The dissent would have reversed the trial court's probable cause ruling. A careful reading of the trial court's findings of fact and Officer Jones' brief testimony did not clearly indicate that Defendant was "immediately" in front of him, just somewhere in front of him. At that late hour, no one else was on the road, and Defendant's lane change could not have affected any other vehicle's operation.

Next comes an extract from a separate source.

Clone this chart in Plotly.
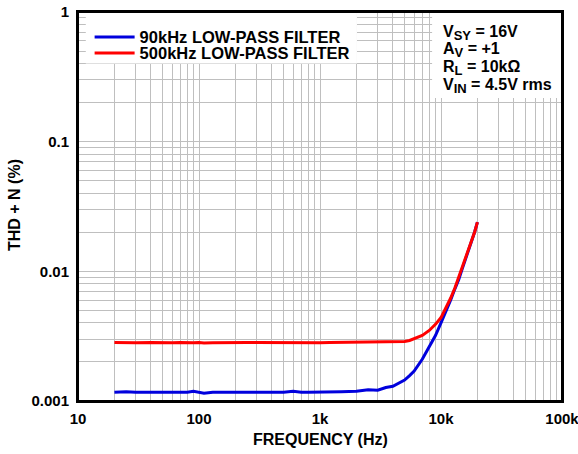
import plotly.graph_objects as go

freq = [20, 25, 30, 40, 50, 60, 70, 80, 90, 100, 110, 130, 150, 180, 200, 250,
        300, 400, 500, 600, 700, 800, 1000, 1200, 1500, 2000, 2500, 3000, 3500,
        4000, 4500, 5000, 5500, 6000, 7000, 8000, 9000, 10000, 11000, 12000,
        13000, 14000, 15000, 16000, 17000, 18000, 19000, 20000]

thd_90k = [0.00117, 0.00118, 0.00117, 0.00117, 0.00118, 0.00118, 0.00117, 0.00117,
           0.00119, 0.00117, 0.00115, 0.00117, 0.00117, 0.00118, 0.00117, 0.00118,
           0.00117, 0.00118, 0.00117, 0.00119, 0.00117, 0.00117, 0.00117, 0.00118,
           0.00118, 0.00119, 0.00122, 0.00121, 0.00127, 0.00130, 0.00137, 0.00145,
           0.00157, 0.00170, 0.00210, 0.00265, 0.00320, 0.0040, 0.0049, 0.0060,
           0.0073, 0.0086, 0.0105, 0.0125, 0.0148, 0.0172, 0.0202, 0.0240]

thd_500k = [0.00283, 0.00280, 0.00281, 0.00282, 0.00280, 0.00281, 0.00282, 0.00280,
            0.00281, 0.00282, 0.00280, 0.00281, 0.00282, 0.00281, 0.00282, 0.00283,
            0.00282, 0.00281, 0.00282, 0.00281, 0.00282, 0.00282, 0.00281, 0.00282,
            0.00283, 0.00282, 0.00284, 0.00283, 0.00284, 0.00285, 0.00286, 0.00288,
            0.00293, 0.00302, 0.0032, 0.0035, 0.0039, 0.0044, 0.0052, 0.0062,
            0.0074, 0.0090, 0.0105, 0.0125, 0.0148, 0.0172, 0.0202, 0.0240]

x_tickvals = [10, 100, 1000, 10000, 100000]
x_ticktext = ["10", "100", "1k", "10k", "100k"]
y_tickvals = [0.001, 0.01, 0.1, 1]
y_ticktext = ["0.001", "0.01", "0.1", "1"]

condition_lines = [("V", "SY", " = 16V"), ("A", "V", " = +1"),
                   ("R", "L", " = 10kΩ"), ("V", "IN", " = 4.5V rms")]

FONT = "Liberation Sans, Arial, sans-serif"
GRID = "#bfbfbf"

fig = go.Figure()
fig.add_trace(go.Scatter(x=freq, y=thd_90k, mode="lines", name="<b>90kHz LOW-PASS FILTER</b>",
                         line=dict(color="#0000dd", width=3), legend="legend"))
fig.add_trace(go.Scatter(x=freq, y=thd_500k, mode="lines", name="<b>500kHz LOW-PASS FILTER</b>",
                         line=dict(color="#ff0000", width=3), legend="legend2"))

leg_common = dict(xanchor="left", yanchor="top", bgcolor="rgba(0,0,0,0)", borderwidth=0,
                  font=dict(size=16.5), itemwidth=40)
fig.update_layout(
    width=578, height=454,
    margin=dict(l=78, r=16, t=12, b=53, autoexpand=False),
    paper_bgcolor="white", plot_bgcolor="white",
    font=dict(family=FONT, size=15, color="black"),
    legend=dict(x=0.024, y=0.980, **leg_common),
    legend2=dict(x=0.024, y=0.939, **leg_common),
    showlegend=True,
)

fig.update_xaxes(
    type="log", range=[1, 5], automargin=False,
    tickvals=x_tickvals, ticktext=["<b>%s</b>" % t for t in x_ticktext],
    tickfont=dict(size=15), ticklabeloverflow="allow",
    showline=True, linecolor="black", linewidth=2, mirror=True,
    showgrid=True, gridcolor=GRID, gridwidth=1,
    minor=dict(showgrid=True, gridcolor=GRID, gridwidth=1, dtick="D1", ticks=""),
    ticks="outside", ticklen=3, tickcolor="white",
    zeroline=False,
)
fig.update_yaxes(
    type="log", range=[-3, 0], automargin=False,
    tickvals=y_tickvals, ticktext=["<b>%s</b>" % t for t in y_ticktext],
    tickfont=dict(size=15), ticklabeloverflow="allow",
    showline=True, linecolor="black", linewidth=2, mirror=True,
    showgrid=True, gridcolor=GRID, gridwidth=1,
    minor=dict(showgrid=True, gridcolor=GRID, gridwidth=1, dtick="D1", ticks=""),
    ticks="outside", ticklen=4, tickcolor="white",
    zeroline=False,
)

# white boxes behind legend and conditions (above grid, below traces)
fig.add_shape(type="rect", xref="x", yref="y", x0=11.6, x1=2020, y0=0.40, y1=1,
              fillcolor="white", line=dict(width=0), layer="between")
fig.add_shape(type="rect", xref="x", yref="y", x0=8440, x1=100000, y0=0.217, y1=1,
              fillcolor="white", line=dict(width=0), layer="between")

# axis titles
fig.add_annotation(xref="paper", yref="paper", x=0.5, y=-0.100, xanchor="center", yanchor="middle",
                   text="<b>FREQUENCY (Hz)</b>", showarrow=False, font=dict(size=16))
fig.add_annotation(xref="paper", yref="paper", x=-0.130, y=0.504, xanchor="center", yanchor="middle",
                   text="<b>THD + N (%)</b>", showarrow=False, textangle=-90, font=dict(size=16))

# test conditions
cond_y = [0.945, 0.903, 0.855, 0.809]
for (main, subs, rest), yy in zip(condition_lines, cond_y):
    fig.add_annotation(
        xref="paper", yref="paper", x=0.750, y=yy, xanchor="left", yanchor="middle",
        text="<b>%s<sub><span style='font-size:13px'>%s</span></sub>%s</b>" % (main, subs, rest),
        showarrow=False, align="left", font=dict(size=16, family=FONT),
    )

# plot frame
fig.add_shape(type="rect", xref="paper", yref="paper", x0=0, y0=0, x1=1, y1=1,
              line=dict(color="black", width=2), layer="above")

fig.write_html("out.html", config={"displayModeBar": False},
               post_script="document.body.style.margin='0px';")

EDITORIAL: I dunno. Probably the guy WAS right in front of the officer, but the dissent's attention to detail does leave me a bit disquieted. Sure enough, there was no direct testimony as to how close or far away the guy was. I would have remanded it for further factfinding, and all the officer would have to do is testify truthfully that the guy was right in front of him. The NC Supreme Court recently took some of the elastic out of "the operation of any other vehicle may be affected by such movement," so remember to hold off on the blue lights if you have any doubt. At worst, you can follow him around until he commits another violation.